-- Begin Data shown --

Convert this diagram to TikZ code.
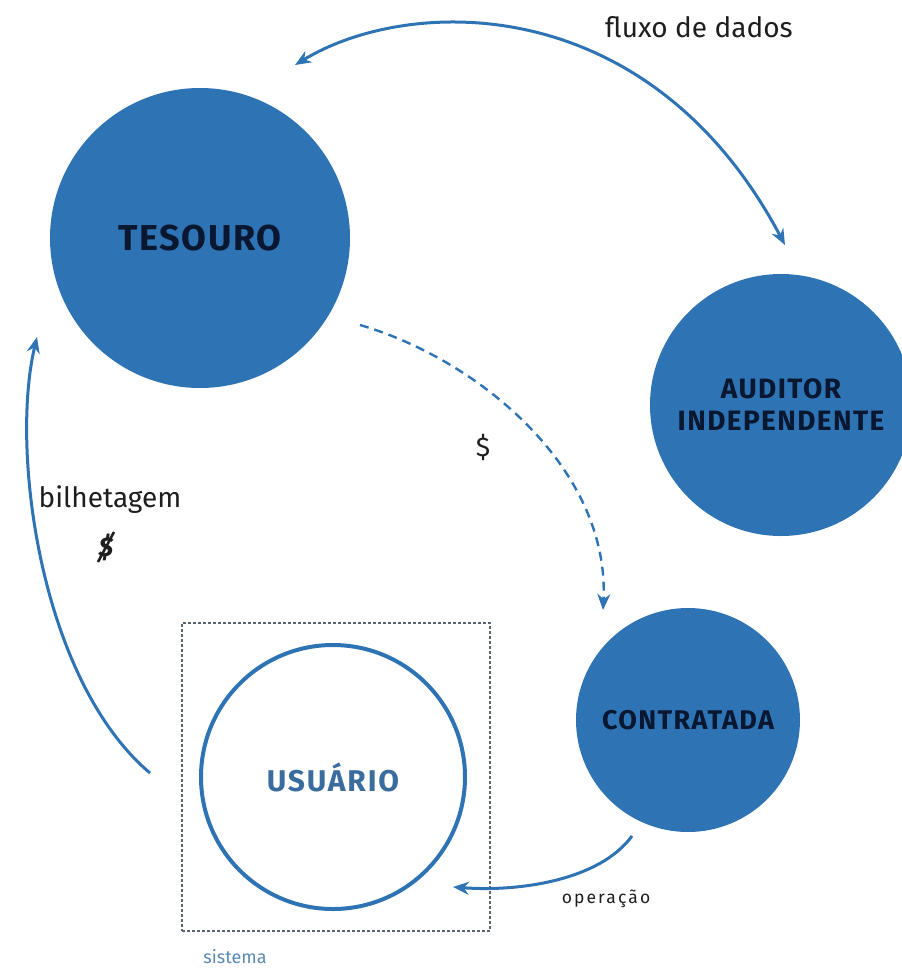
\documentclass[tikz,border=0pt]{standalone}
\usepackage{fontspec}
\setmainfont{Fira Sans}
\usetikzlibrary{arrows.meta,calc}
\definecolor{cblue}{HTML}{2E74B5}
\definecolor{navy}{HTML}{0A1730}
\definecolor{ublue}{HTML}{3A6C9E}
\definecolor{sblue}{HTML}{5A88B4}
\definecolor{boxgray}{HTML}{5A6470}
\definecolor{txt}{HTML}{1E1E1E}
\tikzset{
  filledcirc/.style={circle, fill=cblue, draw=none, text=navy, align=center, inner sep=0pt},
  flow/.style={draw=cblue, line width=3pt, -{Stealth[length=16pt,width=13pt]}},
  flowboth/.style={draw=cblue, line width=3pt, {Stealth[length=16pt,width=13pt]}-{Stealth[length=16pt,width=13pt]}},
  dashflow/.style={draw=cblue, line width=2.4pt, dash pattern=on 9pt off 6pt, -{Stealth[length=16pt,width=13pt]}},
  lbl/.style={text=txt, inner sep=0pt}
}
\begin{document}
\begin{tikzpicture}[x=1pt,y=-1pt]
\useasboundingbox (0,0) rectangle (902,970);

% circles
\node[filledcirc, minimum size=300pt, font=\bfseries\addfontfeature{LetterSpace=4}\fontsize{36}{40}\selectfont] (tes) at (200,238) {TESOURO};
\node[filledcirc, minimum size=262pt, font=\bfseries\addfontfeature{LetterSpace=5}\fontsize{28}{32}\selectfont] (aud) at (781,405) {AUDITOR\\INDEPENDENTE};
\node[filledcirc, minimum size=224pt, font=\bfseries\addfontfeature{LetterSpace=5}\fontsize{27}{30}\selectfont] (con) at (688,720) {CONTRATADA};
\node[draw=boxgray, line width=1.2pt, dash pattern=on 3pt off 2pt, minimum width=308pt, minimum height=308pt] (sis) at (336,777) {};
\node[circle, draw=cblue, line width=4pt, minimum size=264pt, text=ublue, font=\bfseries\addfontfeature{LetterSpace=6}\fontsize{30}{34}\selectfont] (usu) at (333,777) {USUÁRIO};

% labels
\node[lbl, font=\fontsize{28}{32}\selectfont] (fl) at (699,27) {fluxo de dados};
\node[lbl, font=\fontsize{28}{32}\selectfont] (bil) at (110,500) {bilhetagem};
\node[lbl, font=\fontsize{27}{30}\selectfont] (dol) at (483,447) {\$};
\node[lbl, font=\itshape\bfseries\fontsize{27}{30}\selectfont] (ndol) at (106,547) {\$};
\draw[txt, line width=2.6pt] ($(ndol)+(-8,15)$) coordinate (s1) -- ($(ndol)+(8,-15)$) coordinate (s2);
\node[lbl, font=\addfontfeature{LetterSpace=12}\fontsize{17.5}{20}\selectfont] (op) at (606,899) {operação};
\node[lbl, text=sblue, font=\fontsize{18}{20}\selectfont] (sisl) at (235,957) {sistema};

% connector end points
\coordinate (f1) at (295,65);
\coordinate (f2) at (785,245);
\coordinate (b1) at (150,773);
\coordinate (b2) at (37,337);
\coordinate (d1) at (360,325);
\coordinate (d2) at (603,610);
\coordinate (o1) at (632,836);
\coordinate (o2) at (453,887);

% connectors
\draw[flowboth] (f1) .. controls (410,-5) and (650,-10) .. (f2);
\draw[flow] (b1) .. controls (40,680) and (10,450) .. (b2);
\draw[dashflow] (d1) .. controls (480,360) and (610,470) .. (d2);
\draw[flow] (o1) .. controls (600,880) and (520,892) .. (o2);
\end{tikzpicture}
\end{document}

-- End Data shown --

What is being asked: Copy out each line word for word, please, skipping the images.

Exercise solution:
Convert this diagram to TikZ code.
\documentclass[tikz,border=0pt]{standalone}
\usepackage{fontspec}
\setmainfont{Fira Sans}
\usetikzlibrary{arrows.meta,calc}
\definecolor{cblue}{HTML}{2E74B5}
\definecolor{navy}{HTML}{0A1730}
\definecolor{ublue}{HTML}{3A6C9E}
\definecolor{sblue}{HTML}{5A88B4}
\definecolor{boxgray}{HTML}{5A6470}
\definecolor{txt}{HTML}{1E1E1E}
\tikzset{
  filledcirc/.style={circle, fill=cblue, draw=none, text=navy, align=center, inner sep=0pt},
  flow/.style={draw=cblue, line width=3pt, -{Stealth[length=16pt,width=13pt]}},
  flowboth/.style={draw=cblue, line width=3pt, {Stealth[length=16pt,width=13pt]}-{Stealth[length=16pt,width=13pt]}},
  dashflow/.style={draw=cblue, line width=2.4pt, dash pattern=on 9pt off 6pt, -{Stealth[length=16pt,width=13pt]}},
  lbl/.style={text=txt, inner sep=0pt}
}
\begin{document}
\begin{tikzpicture}[x=1pt,y=-1pt]
\useasboundingbox (0,0) rectangle (902,970);

% circles
\node[filledcirc, minimum size=300pt, font=\bfseries\addfontfeature{LetterSpace=4}\fontsize{36}{40}\selectfont] (tes) at (200,238) {TESOURO};
\node[filledcirc, minimum size=262pt, font=\bfseries\addfontfeature{LetterSpace=5}\fontsize{28}{32}\selectfont] (aud) at (781,405) {AUDITOR\\INDEPENDENTE};
\node[filledcirc, minimum size=224pt, font=\bfseries\addfontfeature{LetterSpace=5}\fontsize{27}{30}\selectfont] (con) at (688,720) {CONTRATADA};
\node[draw=boxgray, line width=1.2pt, dash pattern=on 3pt off 2pt, minimum width=308pt, minimum height=308pt] (sis) at (336,777) {};
\node[circle, draw=cblue, line width=4pt, minimum size=264pt, text=ublue, font=\bfseries\addfontfeature{LetterSpace=6}\fontsize{30}{34}\selectfont] (usu) at (333,777) {USUÁRIO};

% labels
\node[lbl, font=\fontsize{28}{32}\selectfont] (fl) at (699,27) {fluxo de dados};
\node[lbl, font=\fontsize{28}{32}\selectfont] (bil) at (110,500) {bilhetagem};
\node[lbl, font=\fontsize{27}{30}\selectfont] (dol) at (483,447) {\$};
\node[lbl, font=\itshape\bfseries\fontsize{27}{30}\selectfont] (ndol) at (106,547) {\$};
\draw[txt, line width=2.6pt] ($(ndol)+(-8,15)$) coordinate (s1) -- ($(ndol)+(8,-15)$) coordinate (s2);
\node[lbl, font=\addfontfeature{LetterSpace=12}\fontsize{17.5}{20}\selectfont] (op) at (606,899) {operação};
\node[lbl, text=sblue, font=\fontsize{18}{20}\selectfont] (sisl) at (235,957) {sistema};

% connector end points
\coordinate (f1) at (295,65);
\coordinate (f2) at (785,245);
\coordinate (b1) at (150,773);
\coordinate (b2) at (37,337);
\coordinate (d1) at (360,325);
\coordinate (d2) at (603,610);
\coordinate (o1) at (632,836);
\coordinate (o2) at (453,887);

% connectors
\draw[flowboth] (f1) .. controls (410,-5) and (650,-10) .. (f2);
\draw[flow] (b1) .. controls (40,680) and (10,450) .. (b2);
\draw[dashflow] (d1) .. controls (480,360) and (610,470) .. (d2);
\draw[flow] (o1) .. controls (600,880) and (520,892) .. (o2);
\end{tikzpicture}
\end{document}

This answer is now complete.